Senators begin hearings on next year's budget

Advocates for programs and providers of services that receive state money explained the value of their projects Tuesday to Missouri lawmakers facing a budget deficit of several hundred million dollars.

Faced with the likelihood of state budget cuts, some of the people who testified asked lawmakers to spare them from the pending reductions instead of seeking additional funding. Others said they understood money was tight and urged lawmakers to do what they could.

Senate budget writers said they expect to face a $300 million to $500 million gap in the budget that takes effect in July.

Missouri officials are beginning work on the 2012 budget in earnest this week. Several House budget panels have scheduled meetings, the Senate Appropriations Committee heard public testimony and Gov. Jay Nixon was expected to release his proposed spending plan Wednesday evening.

Among those testifying Tuesday was Josh Weddington, a former cocaine user who graduated from one of Missouri’s drug courts.

Weddington, 28, of Jefferson City, said he again has custody for his children and that he has kept a job as a landscaper for three years — the longest amount of time he has held the same job.
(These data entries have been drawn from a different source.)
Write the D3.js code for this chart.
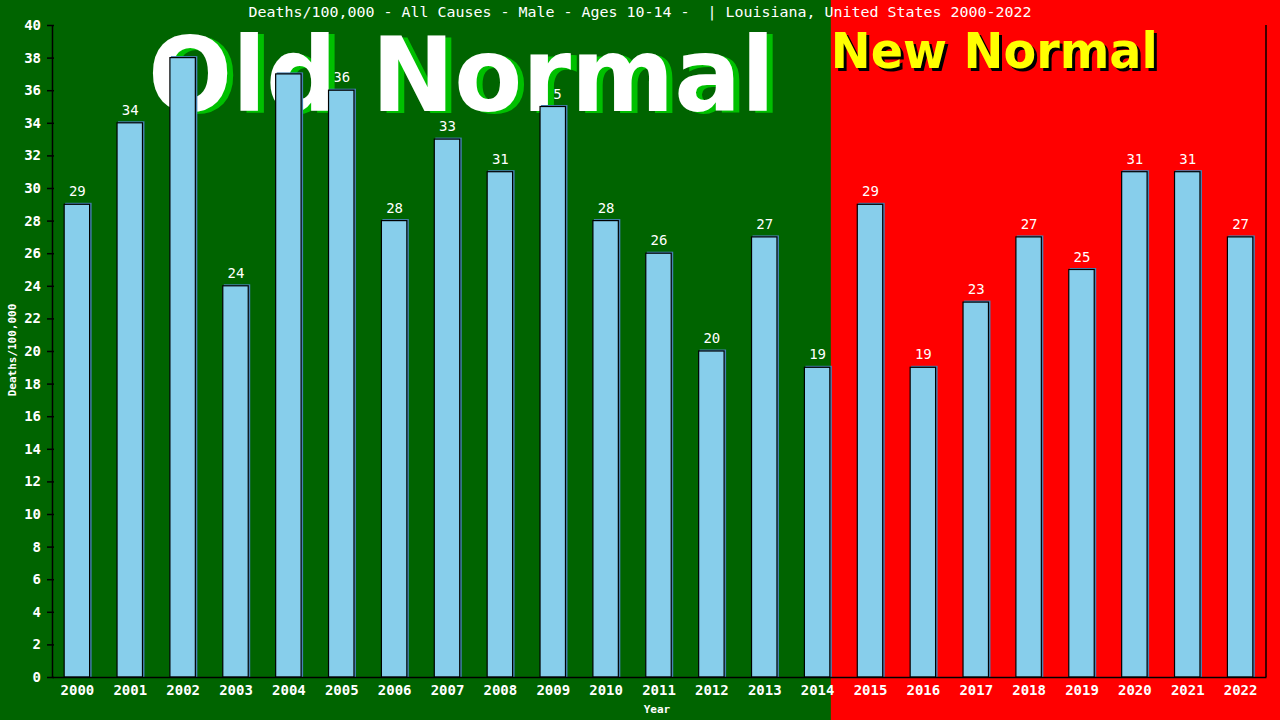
<!DOCTYPE html>
<html>
<head>
<meta charset="utf-8">
<script src="https://cdn.jsdelivr.net/npm/d3@7"></script>
<style>
  body { margin: 0; background: #006400; }
  svg { display: block; font-family: "DejaVu Sans Mono", monospace; }
</style>
</head>
<body>
<div id="chart"></div>
<script>
const width = 1280;
const height = 720;
const margin = { top: 25, right: 14, bottom: 43, left: 52 };

const years = ["2000", "2001", "2002", "2003", "2004", "2005", "2006", "2007",
  "2008", "2009", "2010", "2011", "2012", "2013", "2014", "2015", "2016",
  "2017", "2018", "2019", "2020", "2021", "2022"];
const deaths = [29, 34, 38, 24, 37, 36, 28, 33, 31, 35, 28, 26, 20, 27, 19,
  29, 19, 23, 27, 25, 31, 31, 27];
const yTicks = d3.range(0, 41, 2);
const lastOldYear = "2014";

const title = "Deaths/100,000 - All Causes - Male - Ages 10-14 -  | Louisiana, United States 2000-2022";

const data = years.map((y, i) => ({ year: y, value: deaths[i] }));

const svg = d3.select("#chart")
  .append("svg")
  .attr("width", width)
  .attr("height", height);

const x = d3.scaleBand()
  .domain(years)
  .range([margin.left, width - margin.right])
  .paddingInner(0.5)
  .paddingOuter(0.23);

const y = d3.scaleLinear()
  .domain([0, 40])
  .range([height - margin.bottom, margin.top]);

// split background: green for old normal, red for new normal
const split = x(lastOldYear) + x.bandwidth();
svg.append("rect")
  .attr("x", 0).attr("y", 0)
  .attr("width", split).attr("height", height)
  .attr("fill", "#006400");
svg.append("rect")
  .attr("x", split).attr("y", 0)
  .attr("width", width - split).attr("height", height)
  .attr("fill", "#ff0000");

// value labels (sit under the big banner text)
svg.append("g")
  .selectAll("text")
  .data(data)
  .enter()
  .append("text")
  .attr("x", d => x(d.year) + x.bandwidth() / 2)
  .attr("y", d => y(d.value) - 8)
  .attr("text-anchor", "middle")
  .attr("fill", "#fff")
  .style("font-size", "14px")
  .text(d => d.value);

// banners
function banner(txt, px, py, size, len, fill, shadow, dx, dy) {
  [[shadow, dx, dy], [fill, 0, 0]].forEach(([c, ox, oy]) => {
    svg.append("text")
      .attr("x", px + ox).attr("y", py + oy)
      .attr("textLength", len).attr("lengthAdjust", "spacingAndGlyphs")
      .attr("fill", c)
      .style("font-family", "'DejaVu Sans', sans-serif")
      .style("font-weight", "bold")
      .style("font-size", size + "px")
      .text(txt);
  });
}
banner("Old Normal", 148, 111, 104, 627, "#fff", "#00c000", 6, 2);
banner("New Normal", split, 68, 50, 327, "#ffff00", "#000", 3, 3);

// bars with a thin steelblue shadow
const bars = svg.append("g")
  .selectAll("g")
  .data(data)
  .enter()
  .append("g");

bars.append("rect")
  .attr("x", d => x(d.year) + 1)
  .attr("y", d => y(d.value) - 1.5)
  .attr("width", x.bandwidth())
  .attr("height", d => y(0) - y(d.value) + 1.5)
  .attr("fill", "#4682b4");

bars.append("rect")
  .attr("x", d => x(d.year))
  .attr("y", d => y(d.value))
  .attr("width", x.bandwidth() - 1)
  .attr("height", d => y(0) - y(d.value))
  .attr("fill", "#87ceeb")
  .attr("stroke", "#000")
  .attr("stroke-width", 1.2);

// axes
const yAxis = d3.axisLeft(y)
  .tickValues(yTicks)
  .tickSizeInner(5)
  .tickSizeOuter(0)
  .tickPadding(6);

const gy = svg.append("g")
  .attr("transform", `translate(${margin.left},0)`)
  .call(yAxis);
gy.select(".domain").attr("stroke", "#000").attr("stroke-width", 1.5);
gy.selectAll(".tick line").attr("x2", 2).attr("x1", -5).attr("stroke", "#000").attr("stroke-width", 1.5);
gy.selectAll(".tick text")
  .attr("fill", "#fff")
  .style("font-size", "14px")
  .style("font-weight", "bold")
  .style("font-family", "'DejaVu Sans Mono', monospace");

const xAxis = d3.axisBottom(x)
  .tickSize(0)
  .tickPadding(8);

const gx = svg.append("g")
  .attr("transform", `translate(0,${y(0)})`)
  .call(xAxis);
gx.select(".domain").attr("stroke", "#000").attr("stroke-width", 1.5);
gx.selectAll(".tick text")
  .attr("fill", "#fff")
  .style("font-size", "14px")
  .style("font-weight", "bold")
  .style("font-family", "'DejaVu Sans Mono', monospace");

// right border
svg.append("line")
  .attr("x1", width - margin.right).attr("x2", width - margin.right)
  .attr("y1", y(40)).attr("y2", y(0))
  .attr("stroke", "#000").attr("stroke-width", 1.5);

// title and axis titles
svg.append("text")
  .attr("x", 640).attr("y", 17)
  .attr("text-anchor", "middle")
  .attr("xml:space", "preserve")
  .attr("textLength", 783).attr("lengthAdjust", "spacingAndGlyphs")
  .attr("fill", "#fff")
  .style("font-size", "14px")
  .text(title);

svg.append("text")
  .attr("transform", "translate(16,350) rotate(-90)")
  .attr("text-anchor", "middle")
  .attr("fill", "#fff")
  .style("font-size", "11px")
  .style("font-weight", "bold")
  .text("Deaths/100,000");

svg.append("text")
  .attr("x", 657).attr("y", 713)
  .attr("text-anchor", "middle")
  .attr("fill", "#fff")
  .style("font-size", "11px")
  .style("font-weight", "bold")
  .text("Year");
</script>
</body>
</html>
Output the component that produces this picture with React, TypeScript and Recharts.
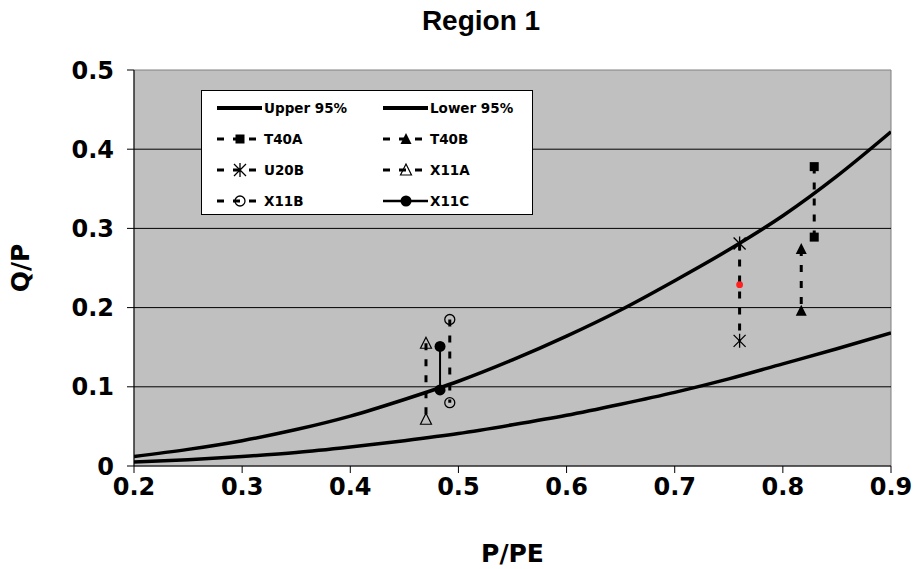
import {
  ComposedChart,
  Line,
  Scatter,
  XAxis,
  YAxis,
  ReferenceLine,
  ReferenceArea,
  Legend,
} from "recharts";

// axis ticks
const xTicks = [0.2, 0.3, 0.4, 0.5, 0.6, 0.7, 0.8, 0.9];
const yTicks = [0, 0.1, 0.2, 0.3, 0.4, 0.5];
const gridLevels = [0.1, 0.2, 0.3, 0.4];

// 95% band curves
const bandX = [0.2, 0.25, 0.3, 0.35, 0.4, 0.45, 0.5, 0.55, 0.6, 0.65, 0.7, 0.75, 0.8, 0.85, 0.9];
const upper95 = [0.012, 0.021, 0.032, 0.046, 0.063, 0.084, 0.107, 0.134, 0.164, 0.197, 0.234, 0.273, 0.316, 0.366, 0.422];
const lower95 = [0.005, 0.008, 0.012, 0.017, 0.024, 0.032, 0.041, 0.052, 0.064, 0.078, 0.093, 0.11, 0.129, 0.148, 0.168];

// test pairs (P/PE, Q/P)
const t40a = [{ x: 0.829, y: 0.378 }, { x: 0.829, y: 0.289 }];
const t40b = [{ x: 0.817, y: 0.274 }, { x: 0.817, y: 0.196 }];
const u20b = [{ x: 0.76, y: 0.281 }, { x: 0.76, y: 0.158 }];
const x11a = [{ x: 0.47, y: 0.155 }, { x: 0.47, y: 0.059 }];
const x11b = [{ x: 0.492, y: 0.185 }, { x: 0.492, y: 0.08 }];
const x11c = [{ x: 0.483, y: 0.151 }, { x: 0.483, y: 0.096 }];
const u20bMid = [{ x: 0.76, y: 0.229 }];

const upperData = bandX.map((x, i) => ({ x, y: upper95[i] }));
const lowerData = bandX.map((x, i) => ({ x, y: lower95[i] }));

const FONT = "'DejaVu Sans', Verdana, sans-serif";
const DASH = "7 9";

type MarkerKind = "none" | "square" | "triangle" | "asterisk" | "openTriangle" | "openCircle" | "circle";

function Marker({ kind, cx, cy }: { kind: MarkerKind; cx: number; cy: number }) {
  switch (kind) {
    case "square":
      return <rect x={cx - 4.5} y={cy - 4.5} width={9} height={9} fill="#000" />;
    case "triangle":
      return <polygon points={`${cx},${cy - 6} ${cx - 5.5},${cy + 5} ${cx + 5.5},${cy + 5}`} fill="#000" />;
    case "openTriangle":
      return (
        <polygon
          points={`${cx},${cy - 6} ${cx - 5.5},${cy + 5} ${cx + 5.5},${cy + 5}`}
          fill="none"
          stroke="#000"
          strokeWidth={1.2}
        />
      );
    case "asterisk":
      return (
        <path
          d={`M${cx - 6},${cy - 6}L${cx + 6},${cy + 6}M${cx + 6},${cy - 6}L${cx - 6},${cy + 6}M${cx},${cy - 7}L${cx},${cy + 7}`}
          stroke="#000"
          strokeWidth={1.3}
          fill="none"
        />
      );
    case "openCircle":
      return <circle cx={cx} cy={cy} r={5} fill="none" stroke="#000" strokeWidth={1.3} />;
    case "circle":
      return <circle cx={cx} cy={cy} r={5.5} fill="#000" />;
    default:
      return null;
  }
}

const legendItems: { label: string; kind: MarkerKind; dashed: boolean; width: number }[] = [
  { label: "Upper 95%", kind: "none", dashed: false, width: 4 },
  { label: "Lower 95%", kind: "none", dashed: false, width: 4 },
  { label: "T40A", kind: "square", dashed: true, width: 3 },
  { label: "T40B", kind: "triangle", dashed: true, width: 3 },
  { label: "U20B", kind: "asterisk", dashed: true, width: 3 },
  { label: "X11A", kind: "openTriangle", dashed: true, width: 3 },
  { label: "X11B", kind: "openCircle", dashed: true, width: 3 },
  { label: "X11C", kind: "circle", dashed: false, width: 2.5 },
];

function LegendBox() {
  return (
    <div
      style={{
        width: 332,
        height: 125,
        background: "#fff",
        border: "1px solid #000",
        boxSizing: "border-box",
      }}
    >
      <svg width={330} height={123} style={{ display: "block" }}>
        {legendItems.map((item, i) => {
          const x0 = 15 + (i % 2) * 166;
          const y = 17 + Math.floor(i / 2) * 31;
          return (
            <g key={item.label}>
              <line
                x1={x0}
                x2={x0 + 45}
                y1={y}
                y2={y}
                stroke="#000"
                strokeWidth={item.width}
                strokeDasharray={item.dashed ? DASH : undefined}
              />
              <Marker kind={item.kind} cx={x0 + 23} cy={y} />
              <text x={x0 + 47} y={y + 5} fontFamily={FONT} fontWeight="bold" fontSize={13.5} fill="#000">
                {item.label}
              </text>
            </g>
          );
        })}
      </svg>
    </div>
  );
}

const pairLine = (dashed: boolean) => ({
  stroke: "#000",
  strokeWidth: dashed ? 3 : 2,
  strokeDasharray: dashed ? DASH : undefined,
});

const pairSeries: { name: string; data: { x: number; y: number }[]; kind: MarkerKind; dashed: boolean }[] = [
  { name: "T40A", data: t40a, kind: "square", dashed: true },
  { name: "T40B", data: t40b, kind: "triangle", dashed: true },
  { name: "U20B", data: u20b, kind: "asterisk", dashed: true },
  { name: "X11A", data: x11a, kind: "openTriangle", dashed: true },
  { name: "X11B", data: x11b, kind: "openCircle", dashed: true },
  { name: "X11C", data: x11c, kind: "circle", dashed: false },
];

const tickStyle = { fontFamily: FONT, fontWeight: "bold", fontSize: 24, fill: "#000" };

export default function App() {
  return (
    <div style={{ position: "absolute", left: 0, top: 0, background: "#fff" }}>
      <ComposedChart width={914} height={569} margin={{ top: 70, right: 23, bottom: 0, left: 0 }}>
        <text x={481} y={30} textAnchor="middle" fontFamily="'Liberation Sans', Arial, sans-serif" fontWeight="bold" fontSize={28} fill="#000">
          Region 1
        </text>
        <ReferenceArea x1={0.2} x2={0.9} y1={0} y2={0.5} fill="#c0c0c0" fillOpacity={1} stroke="#808080" strokeWidth={1} />
        {gridLevels.map((v) => (
          <ReferenceLine key={v} y={v} stroke="#000" strokeWidth={1} />
        ))}
        <XAxis
          dataKey="x"
          type="number"
          domain={[0.2, 0.9]}
          ticks={xTicks}
          allowDataOverflow
          height={103}
          tickSize={7}
          tickMargin={5}
          stroke="#000"
          tick={tickStyle}
          label={{ value: "P/PE", position: "insideBottom", offset: 7, style: { fontFamily: FONT, fontWeight: "bold", fontSize: 25, fill: "#000" } }}
        />
        <YAxis
          type="number"
          domain={[0, 0.5]}
          ticks={yTicks}
          allowDataOverflow
          width={134}
          tickSize={7}
          tickMargin={13}
          stroke="#000"
          tick={tickStyle}
          label={{ value: "Q/P", angle: -90, position: "insideLeft", offset: 20, style: { textAnchor: "middle", fontFamily: FONT, fontWeight: "bold", fontSize: 25, fill: "#000" } }}
        />
        <Line data={upperData} dataKey="y" name="Upper 95%" type="monotone" dot={false} activeDot={false} stroke="#000" strokeWidth={3.5} isAnimationActive={false} />
        <Line data={lowerData} dataKey="y" name="Lower 95%" type="monotone" dot={false} activeDot={false} stroke="#000" strokeWidth={3.5} isAnimationActive={false} />
        {pairSeries.map((s) => (
          <Scatter
            key={s.name}
            name={s.name}
            data={s.data}
            dataKey="y"
            line={pairLine(s.dashed)}
            lineType="joint"
            shape={(p: any) => <Marker kind={s.kind} cx={p.cx} cy={p.cy} />}
            isAnimationActive={false}
          />
        ))}
        <Scatter
          name="U20B mid"
          data={u20bMid}
          dataKey="y"
          shape={(p: any) => <circle cx={p.cx} cy={p.cy} r={3.4} fill="#ff2020" />}
          isAnimationActive={false}
        />
        <Legend
          layout="horizontal"
          verticalAlign="middle"
          align="center"
          content={() => <LegendBox />}
          wrapperStyle={{ left: 201, top: 90, width: 332, height: 125 }}
        />
      </ComposedChart>
    </div>
  );
}
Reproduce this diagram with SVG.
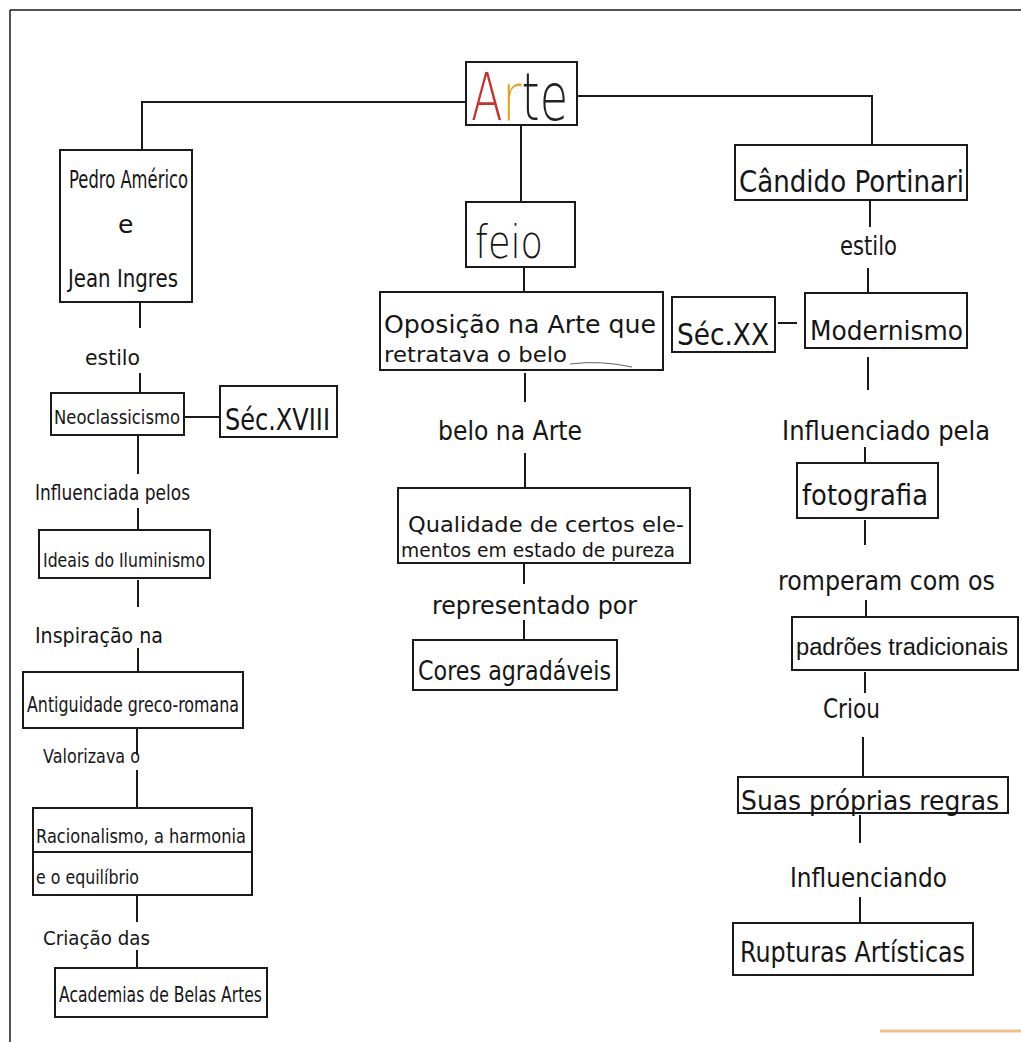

He urged lawmakers not to cut state spending on drug courts and said they offer people a second-chance with their lives.

“I know the state has a small amount of funding to give to certain areas,” Weddington said. “The drug courts are being funded now, and if they can just not take that away and just keep it where it’s at for right now, that would open up the door to a lot of people that have drug problems.”

Senate Appropriations Committee Chairman Kurt Schaefer said the shift away from requests for more money demonstrates that people understand the difficult budget situation Missouri faces.

“It’s also a very good thing for us to actually see people who are impacted by these programs,” said Schaefer, R-Columbia. “It can get a little sterile after a while in this committee when you’re looking at number upon number and the numbers are mind-boggling. But to actually put a face to the program and a face to the dollar amount, I think is actually compelling.”

House budget writers also have warned agencies not to expect budget increases. Outside the office door of Budget Committee Chairman Ryan Silvey is a welcome sign that asks visitors if they are arriving to seek more money than last year. If so, the sign states: “Have you lost your mind?”

Nixon’s administration has told state agencies to assume that anything cut from the current budget would remain gone in the next. It also told agencies not to ask for any additional money from the state’s general revenues, unless it is for a federally mandated program.

Still, Missouri’s judges moved closer Tuesday to potential pay raises in the 2013 budget year when a Senate committee narrowly backed a recommendation from the Missouri Citizens’ Commission on Compensation for Elected Officials.

The recommendation takes effect unless two-thirds of the Legislature rejects it by Feb. 1. However, money for the raises still would need to be included in the state budget.

Under the commission’s plan, the salaries of Missouri Supreme Court judges would be set at 69 percent of the salaries for their counterparts on the U.S. Supreme Court. Other Missouri judges would get salaries equal to 73 percent of the pay scale for their federal equivalents. Lawmakers and statewide elected officials would not get raises.